- Your instructions -
Copy the material that follows word for word and omit its pictures.

++++ Provided records

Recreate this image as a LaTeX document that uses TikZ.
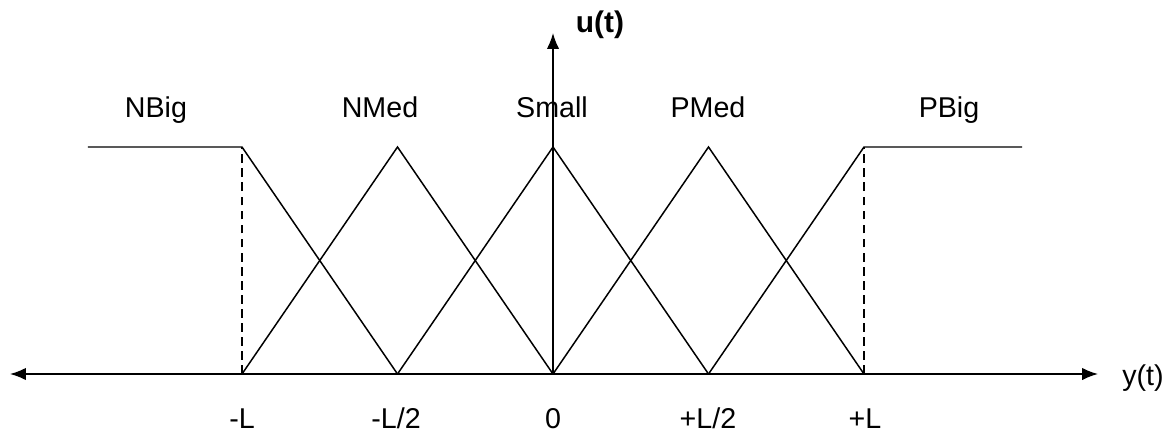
\documentclass[tikz,border=0pt]{standalone}
\usepackage{fontspec}
\setmainfont{Liberation Sans}
\usetikzlibrary{arrows.meta}
\tikzset{
	memb/.style={line width=0.85pt, line join=miter},
	axisline/.style={line width=0.9pt, {Latex[length=9pt,width=7pt]}-{Latex[length=9pt,width=7pt]}},
	lbl/.style={font=\fontsize{16.3}{19}\selectfont, inner sep=0pt, anchor=base}
}

\begin{document}
\begin{tikzpicture}
			%%%%% START %%%%%
			\useasboundingbox (-11.06, -1.18) rectangle (12.42, 7.48);
			
			\coordinate (nl) at (-6.22, 0);
			\coordinate (nh) at (-3.11, 0);
			\coordinate (z) at (0, 0);
			\coordinate (ph) at (3.11, 0);
			\coordinate (pl) at (6.22, 0);
			\coordinate (nltop) at (-6.22, 4.54);
			\coordinate (pltop) at (6.22, 4.54);
			
			% axes
			\draw[axisline] (-10.86, 0) -- (10.9, 0);
			\draw[line width=0.9pt, -{Latex[length=9pt,width=7pt]}] (z) -- (0, 6.82);
			\node[font=\fontsize{17}{20}\selectfont\bfseries, inner sep=0pt] (ut) at (0.94, 6.98) {u(t)};
			\node[font=\fontsize{16.3}{19}\selectfont, inner sep=0pt] (yt) at (11.8, -0.08) {y(t)};
			
			% membership functions
			\draw[memb] (-9.3, 4.54) -- (nltop) -- (nh);
			\draw[memb] (nl) -- (-3.11, 4.54) -- (z);
			\draw[memb] (nh) -- (0, 4.54) -- (ph);
			\draw[memb] (z) -- (3.11, 4.54) -- (pl);
			\draw[memb] (ph) -- (pltop) -- (9.38, 4.54);
			
			\draw[line width=0.85pt, dash pattern=on 5pt off 3pt] (nl) -- (nltop);
			\draw[line width=0.85pt, dash pattern=on 5pt off 3pt] (pl) -- (pltop);
			
			% set names
			\node[lbl] (nbig) at (-7.94, 5.12) {NBig};
			\node[lbl] (nmed) at (-3.46, 5.12) {NMed};
			\node[lbl] (small) at (-0.02, 5.12) {Small};
			\node[lbl] (pmed) at (3.1, 5.12) {PMed};
			\node[lbl] (pbig) at (7.92, 5.12) {PBig};
			
			% ticks
			\node[lbl] (tnl) at (-6.22, -1.08) {-L};
			\node[lbl] (tnh) at (-3.14, -1.08) {-L/2};
			\node[lbl] (tz) at (0, -1.08) {0};
			\node[lbl] (tph) at (3.1, -1.08) {+L/2};
			\node[lbl] (tpl) at (6.24, -1.08) {+L};
			%%%%% END %%%%%
\end{tikzpicture}
\end{document}
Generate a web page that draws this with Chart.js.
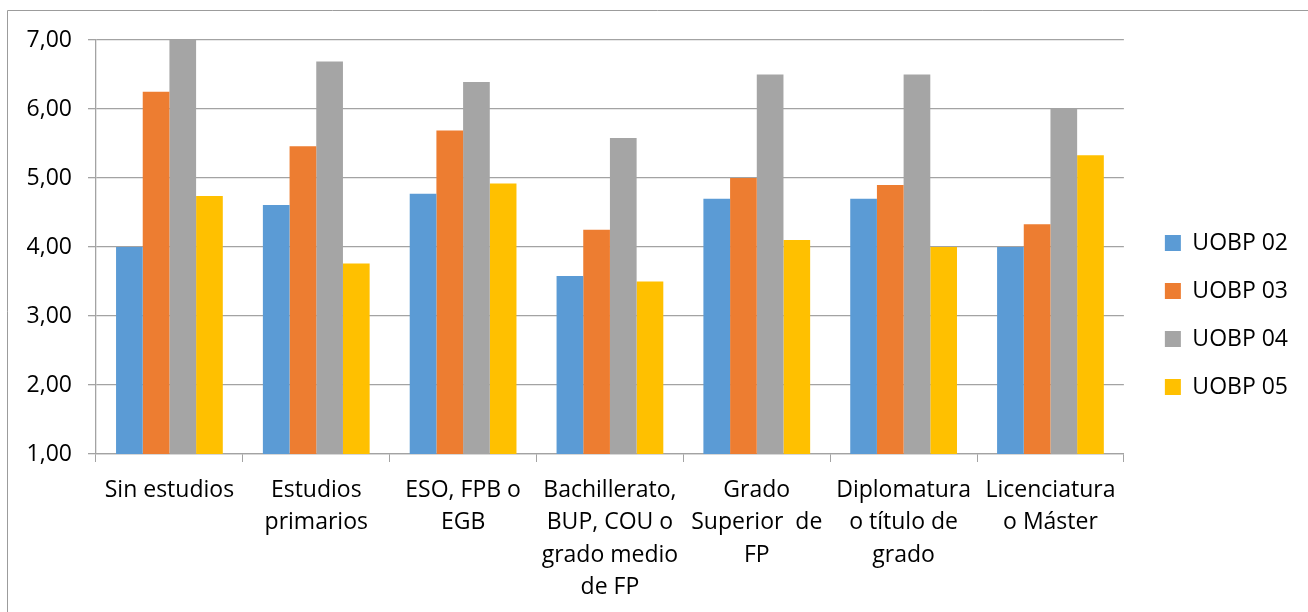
<!DOCTYPE html>
<html>
<head>
<meta charset="utf-8">
<script src="https://cdn.jsdelivr.net/npm/chart.js@4/dist/chart.umd.min.js"></script>
<style>
  html, body { margin: 0; padding: 0; background: #ffffff; }
  #wrap { width: 1308px; height: 612px; position: relative; }
</style>
</head>
<body>
<div id="wrap"><canvas id="chart"></canvas></div>
<script>
// Education levels (multi-line category labels)
const categories = [
  "Sin estudios",
  ["Estudios", "primarios"],
  ["ESO, FPB o", "EGB"],
  ["Bachillerato,", "BUP, COU o", "grado medio", "de FP"],
  ["Grado", "Superior  de", "FP"],
  ["Diplomatura", "o título de", "grado"],
  ["Licenciatura", "o Máster"]
];

const seriesNames = ["UOBP 02", "UOBP 03", "UOBP 04", "UOBP 05"];

const uobp02 = [4.00, 4.61, 4.77, 3.58, 4.70, 4.70, 4.00];
const uobp03 = [6.25, 5.46, 5.69, 4.25, 5.00, 4.90, 4.33];
const uobp04 = [7.00, 6.69, 6.39, 5.58, 6.50, 6.50, 6.00];
const uobp05 = [4.74, 3.76, 4.92, 3.50, 4.10, 4.00, 5.33];

const yTicks = [1, 2, 3, 4, 5, 6, 7];

const colors = ["#5B9BD5", "#ED7D31", "#A5A5A5", "#FFC000"];
const seriesValues = [uobp02, uobp03, uobp04, uobp05];

const FONT = "'Open Sans', 'Noto Sans', sans-serif";
const GRID = "#a3a3a3";

// Thin frame around the chart object (top and left edges)
const framePlugin = {
  id: "frame",
  beforeDraw(chart) {
    const ctx = chart.ctx;
    ctx.save();
    ctx.fillStyle = "#ffffff";
    ctx.fillRect(0, 0, chart.width, chart.height);
    ctx.strokeStyle = "#9c9c9c";
    ctx.lineWidth = 1;
    ctx.beginPath();
    ctx.moveTo(7.5, chart.height);
    ctx.lineTo(7.5, 10.5);
    ctx.lineTo(chart.width, 10.5);
    ctx.stroke();
    ctx.restore();
  }
};

// Empty spacer boxes used only to reserve room around the plot
const spacer = (position, size) => ({
  position,
  display: true,
  afterFit(scale) {
    if (position === "top") scale.height = size; else scale.width = size;
  },
  grid: { display: false },
  border: { display: false },
  ticks: { display: false }
});

new Chart(document.getElementById("chart"), {
  type: "bar",
  data: {
    labels: categories,
    datasets: seriesNames.map((name, i) => ({
      label: name,
      data: seriesValues[i],
      backgroundColor: colors[i],
      borderWidth: 0,
      barPercentage: 1.0,
      categoryPercentage: 0.727
    }))
  },
  options: {
    responsive: true,
    maintainAspectRatio: false,
    animation: false,
    layout: { padding: { left: 0, top: 26, right: 10, bottom: 8 } },
    plugins: {
      tooltip: { enabled: false },
      legend: {
        position: "right",
        align: "center",
        labels: {
          boxWidth: 16,
          boxHeight: 16,
          padding: 25,
          color: "#000000",
          font: { family: FONT, size: 23 }
        }
      }
    },
    scales: {
      x: {
        afterFit(scale) { scale.height = 150; },
        grid: {
          display: true,
          drawOnChartArea: false,
          drawTicks: true,
          tickLength: 8,
          color: GRID,
          offset: true
        },
        border: { display: true, color: GRID, width: 1.3 },
        ticks: {
          color: "#000000",
          padding: 12,
          maxRotation: 0,
          autoSkip: false,
          font: { family: FONT, size: 23, lineHeight: 1.413 }
        }
      },
      y: {
        min: 1,
        max: 7,
        afterFit(scale) { scale.width = 96; },
        afterBuildTicks(scale) { scale.ticks = yTicks.map(v => ({ value: v })); },
        grid: {
          color: GRID,
          lineWidth: 1.3,
          drawTicks: true,
          tickLength: 8
        },
        border: { display: true, color: GRID, width: 1.3 },
        ticks: {
          color: "#000000",
          padding: 16,
          font: { family: FONT, size: 23 },
          callback: v => v.toFixed(2).replace(".", ",")
        }
      },
      topSpace: Object.assign({ type: "category", axis: "x" }, spacer("top", 14)),
      rightSpace: Object.assign({ type: "linear", axis: "y" }, spacer("right", 16))
    }
  },
  plugins: [framePlugin]
});
</script>
</body>
</html>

++++++++

- Finished task -
Recreate this image as a LaTeX document that uses TikZ.
\documentclass[tikz,border=0pt]{standalone}
\usepackage{fontspec}
\setmainfont{Liberation Sans}
\usetikzlibrary{arrows.meta}
\tikzset{
	memb/.style={line width=0.85pt, line join=miter},
	axisline/.style={line width=0.9pt, {Latex[length=9pt,width=7pt]}-{Latex[length=9pt,width=7pt]}},
	lbl/.style={font=\fontsize{16.3}{19}\selectfont, inner sep=0pt, anchor=base}
}

\begin{document}
\begin{tikzpicture}
			%%%%% START %%%%%
			\useasboundingbox (-11.06, -1.18) rectangle (12.42, 7.48);
			
			\coordinate (nl) at (-6.22, 0);
			\coordinate (nh) at (-3.11, 0);
			\coordinate (z) at (0, 0);
			\coordinate (ph) at (3.11, 0);
			\coordinate (pl) at (6.22, 0);
			\coordinate (nltop) at (-6.22, 4.54);
			\coordinate (pltop) at (6.22, 4.54);
			
			% axes
			\draw[axisline] (-10.86, 0) -- (10.9, 0);
			\draw[line width=0.9pt, -{Latex[length=9pt,width=7pt]}] (z) -- (0, 6.82);
			\node[font=\fontsize{17}{20}\selectfont\bfseries, inner sep=0pt] (ut) at (0.94, 6.98) {u(t)};
			\node[font=\fontsize{16.3}{19}\selectfont, inner sep=0pt] (yt) at (11.8, -0.08) {y(t)};
			
			% membership functions
			\draw[memb] (-9.3, 4.54) -- (nltop) -- (nh);
			\draw[memb] (nl) -- (-3.11, 4.54) -- (z);
			\draw[memb] (nh) -- (0, 4.54) -- (ph);
			\draw[memb] (z) -- (3.11, 4.54) -- (pl);
			\draw[memb] (ph) -- (pltop) -- (9.38, 4.54);
			
			\draw[line width=0.85pt, dash pattern=on 5pt off 3pt] (nl) -- (nltop);
			\draw[line width=0.85pt, dash pattern=on 5pt off 3pt] (pl) -- (pltop);
			
			% set names
			\node[lbl] (nbig) at (-7.94, 5.12) {NBig};
			\node[lbl] (nmed) at (-3.46, 5.12) {NMed};
			\node[lbl] (small) at (-0.02, 5.12) {Small};
			\node[lbl] (pmed) at (3.1, 5.12) {PMed};
			\node[lbl] (pbig) at (7.92, 5.12) {PBig};
			
			% ticks
			\node[lbl] (tnl) at (-6.22, -1.08) {-L};
			\node[lbl] (tnh) at (-3.14, -1.08) {-L/2};
			\node[lbl] (tz) at (0, -1.08) {0};
			\node[lbl] (tph) at (3.1, -1.08) {+L/2};
			\node[lbl] (tpl) at (6.24, -1.08) {+L};
			%%%%% END %%%%%
\end{tikzpicture}
\end{document}
Generate a web page that draws this with Chart.js.
<!DOCTYPE html>
<html>
<head>
<meta charset="utf-8">
<script src="https://cdn.jsdelivr.net/npm/chart.js@4/dist/chart.umd.min.js"></script>
<style>
  html, body { margin: 0; padding: 0; background: #ffffff; }
  #wrap { width: 1308px; height: 612px; position: relative; }
</style>
</head>
<body>
<div id="wrap"><canvas id="chart"></canvas></div>
<script>
// Education levels (multi-line category labels)
const categories = [
  "Sin estudios",
  ["Estudios", "primarios"],
  ["ESO, FPB o", "EGB"],
  ["Bachillerato,", "BUP, COU o", "grado medio", "de FP"],
  ["Grado", "Superior  de", "FP"],
  ["Diplomatura", "o título de", "grado"],
  ["Licenciatura", "o Máster"]
];

const seriesNames = ["UOBP 02", "UOBP 03", "UOBP 04", "UOBP 05"];

const uobp02 = [4.00, 4.61, 4.77, 3.58, 4.70, 4.70, 4.00];
const uobp03 = [6.25, 5.46, 5.69, 4.25, 5.00, 4.90, 4.33];
const uobp04 = [7.00, 6.69, 6.39, 5.58, 6.50, 6.50, 6.00];
const uobp05 = [4.74, 3.76, 4.92, 3.50, 4.10, 4.00, 5.33];

const yTicks = [1, 2, 3, 4, 5, 6, 7];

const colors = ["#5B9BD5", "#ED7D31", "#A5A5A5", "#FFC000"];
const seriesValues = [uobp02, uobp03, uobp04, uobp05];

const FONT = "'Open Sans', 'Noto Sans', sans-serif";
const GRID = "#a3a3a3";

// Thin frame around the chart object (top and left edges)
const framePlugin = {
  id: "frame",
  beforeDraw(chart) {
    const ctx = chart.ctx;
    ctx.save();
    ctx.fillStyle = "#ffffff";
    ctx.fillRect(0, 0, chart.width, chart.height);
    ctx.strokeStyle = "#9c9c9c";
    ctx.lineWidth = 1;
    ctx.beginPath();
    ctx.moveTo(7.5, chart.height);
    ctx.lineTo(7.5, 10.5);
    ctx.lineTo(chart.width, 10.5);
    ctx.stroke();
    ctx.restore();
  }
};

// Empty spacer boxes used only to reserve room around the plot
const spacer = (position, size) => ({
  position,
  display: true,
  afterFit(scale) {
    if (position === "top") scale.height = size; else scale.width = size;
  },
  grid: { display: false },
  border: { display: false },
  ticks: { display: false }
});

new Chart(document.getElementById("chart"), {
  type: "bar",
  data: {
    labels: categories,
    datasets: seriesNames.map((name, i) => ({
      label: name,
      data: seriesValues[i],
      backgroundColor: colors[i],
      borderWidth: 0,
      barPercentage: 1.0,
      categoryPercentage: 0.727
    }))
  },
  options: {
    responsive: true,
    maintainAspectRatio: false,
    animation: false,
    layout: { padding: { left: 0, top: 26, right: 10, bottom: 8 } },
    plugins: {
      tooltip: { enabled: false },
      legend: {
        position: "right",
        align: "center",
        labels: {
          boxWidth: 16,
          boxHeight: 16,
          padding: 25,
          color: "#000000",
          font: { family: FONT, size: 23 }
        }
      }
    },
    scales: {
      x: {
        afterFit(scale) { scale.height = 150; },
        grid: {
          display: true,
          drawOnChartArea: false,
          drawTicks: true,
          tickLength: 8,
          color: GRID,
          offset: true
        },
        border: { display: true, color: GRID, width: 1.3 },
        ticks: {
          color: "#000000",
          padding: 12,
          maxRotation: 0,
          autoSkip: false,
          font: { family: FONT, size: 23, lineHeight: 1.413 }
        }
      },
      y: {
        min: 1,
        max: 7,
        afterFit(scale) { scale.width = 96; },
        afterBuildTicks(scale) { scale.ticks = yTicks.map(v => ({ value: v })); },
        grid: {
          color: GRID,
          lineWidth: 1.3,
          drawTicks: true,
          tickLength: 8
        },
        border: { display: true, color: GRID, width: 1.3 },
        ticks: {
          color: "#000000",
          padding: 16,
          font: { family: FONT, size: 23 },
          callback: v => v.toFixed(2).replace(".", ",")
        }
      },
      topSpace: Object.assign({ type: "category", axis: "x" }, spacer("top", 14)),
      rightSpace: Object.assign({ type: "linear", axis: "y" }, spacer("right", 16))
    }
  },
  plugins: [framePlugin]
});
</script>
</body>
</html>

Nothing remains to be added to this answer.